Last year’s winner and performance provocateur Faye Green spills all about new work and winning £5,000
A year ago, fresh young Newcastle University graduate Faye Green dazzled the judges and assembled crowds with her provocative performance of “NOT TO DISCOU[RAGE] YOU” at our Shoreditch exhibition. Influenced by Jean-Martin Charcot’s stages of hysterical attack, her movement and dance came together for a psychically charged performance. The crowds were enthralled. She went on to win the Dazed x Converse Emerging Artists Award and a £5,000 prize.
We catch up with Green to ask her how winning the Emerging Artists Award affected her practice and we hear about her brave new work “Undone”, merging dance and language to address the complex issue of gender identity.
What provided inspiration for your new piece ‘Undone’ and how did this inspiration develop into a performance?
Faye Green: “Undone” feels like a work that was provoked, rather than inspired. At the time I felt a real urgency to process some of the concerns around gender identity that were very present to me. My struggle to articulate these concerns became central to the work; the piece enacts the troubled telling of a series of encounters. I made the piece during an intensive period on the Making Space residency as part of the Decoda Summer Dancing Festival. The residency allowed me to hone my ideas, and the particular context of the residency, with its focus on dance, really fuelled the making of the work. My own relationship with dance is intensely linked to notions of gender, and this all came together to make “Undone”.
Could you talk a little bit about the relationship between your performances and text?
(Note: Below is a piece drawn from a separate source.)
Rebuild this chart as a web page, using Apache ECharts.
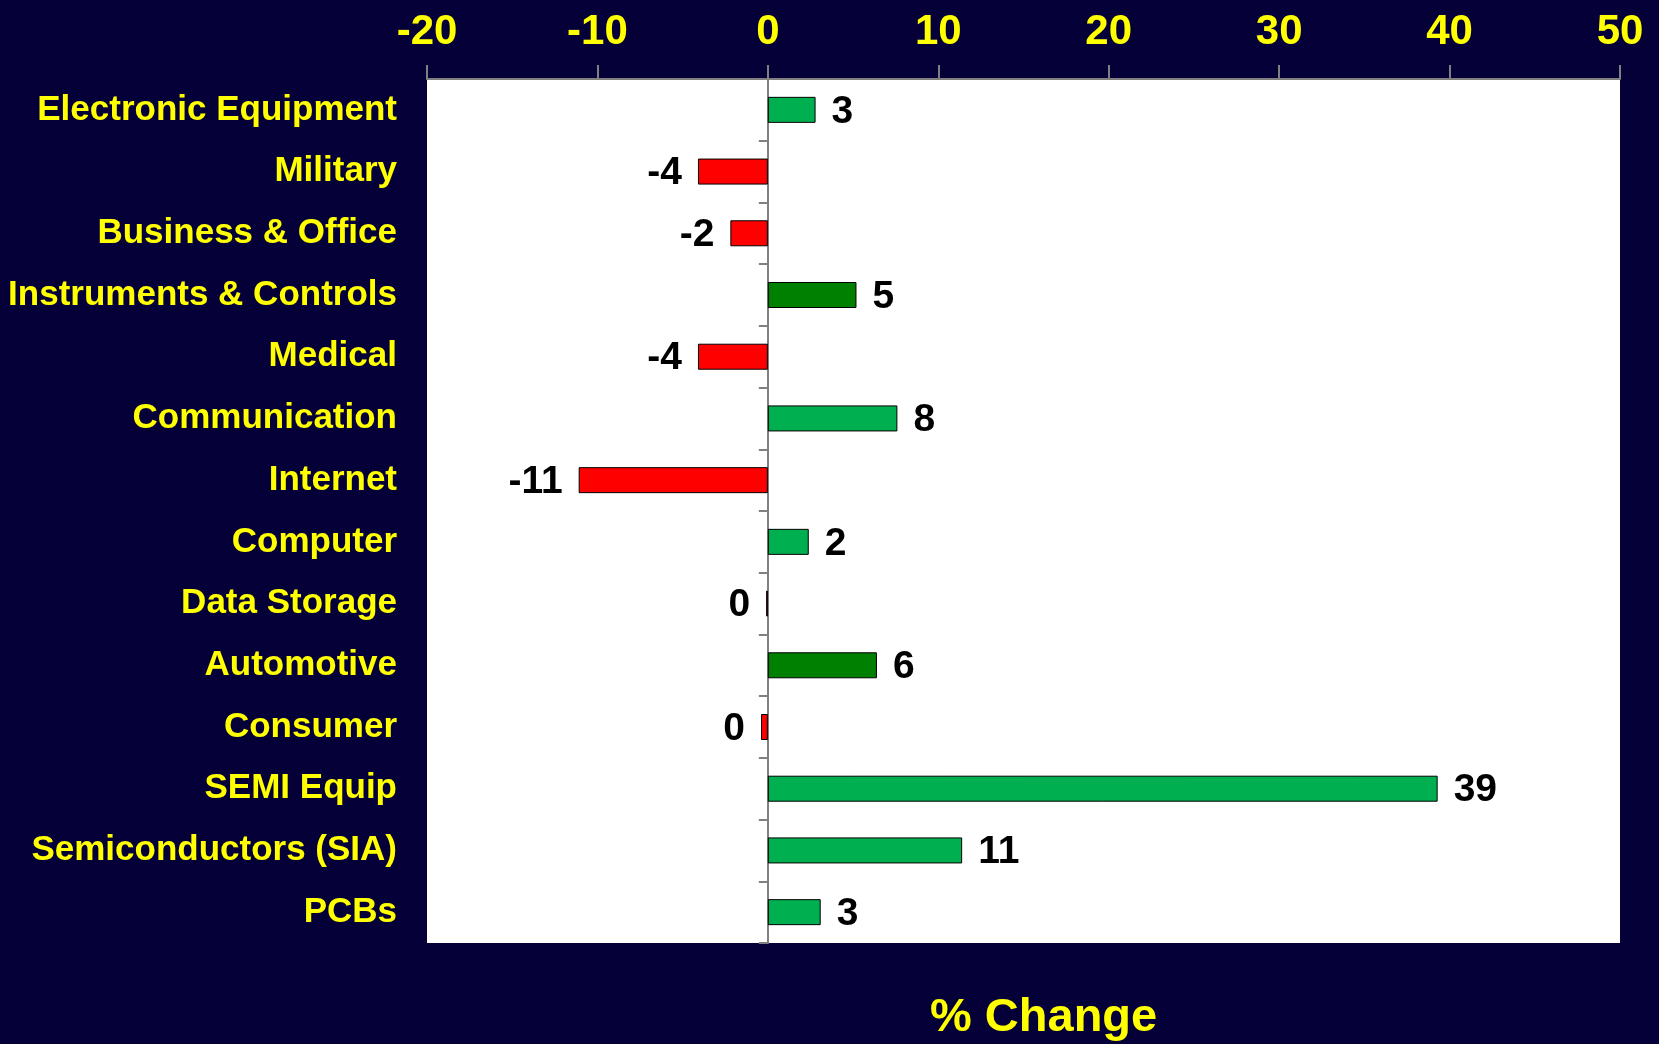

Faye Green: Much of my work explores the telling of bodily histories, the body’s troubled relationship to language and narrative. Text is central to my practice – to the making process as well as the finished works. Writing is how I process ideas and figure things out. But my fascination with language, its power and inadequacy, is also the content of much of my work. I’m interested in how language relates to the body, how we speak about the body, or how the body speaks itself. I’m interested in the gaps – the inevitable failure of language to articulate the body, and what is generated in the space in-between.
“I’m interested in how language relates to the body, how we speak about the body, or how the body speaks itself. I’m interested in the gaps – the inevitable failure of language to articulate the body, and what is generated in the space in-between” – Faye Green
The judges last year enjoyed the rebelliousness of your piece last year. Is that something that chimed with you?
Faye Green: I don’t think about my work as necessarily being rebellious, but what I make is always entangled in some kind of struggle. I hope to make work that is provocative in some ways; my solo works are often marked by a sense of embodiment somehow haunted, complex and uneasy.
How did winning the award affect you?
Faye Green: Maybe the most significant affect of winning was the impact it had on my sense of my identity as an artist. I had graduated from my BA less than six months before winning the award – I was really still in the hangover period from the end of my degree. Establishing myself beyond the University context has been one of the most important challenges since graduating, and winning the Converse x Dazed award was really significant in that process. It also gave me an entirely different kind of confidence in my work.
What are your plans for next year?
Faye Green: I really just want to continue to build on this last year, to develop and challenge my practice. I have some shows coming up in the New Year, and hope to spend some more time away on residencies. I enjoy the intensity of working on residencies, and placing myself in new and invigorating contexts. I will be beginning 2015 with a bursary project connected to the Women’s Art Library at Goldsmiths, which I’m really excited about.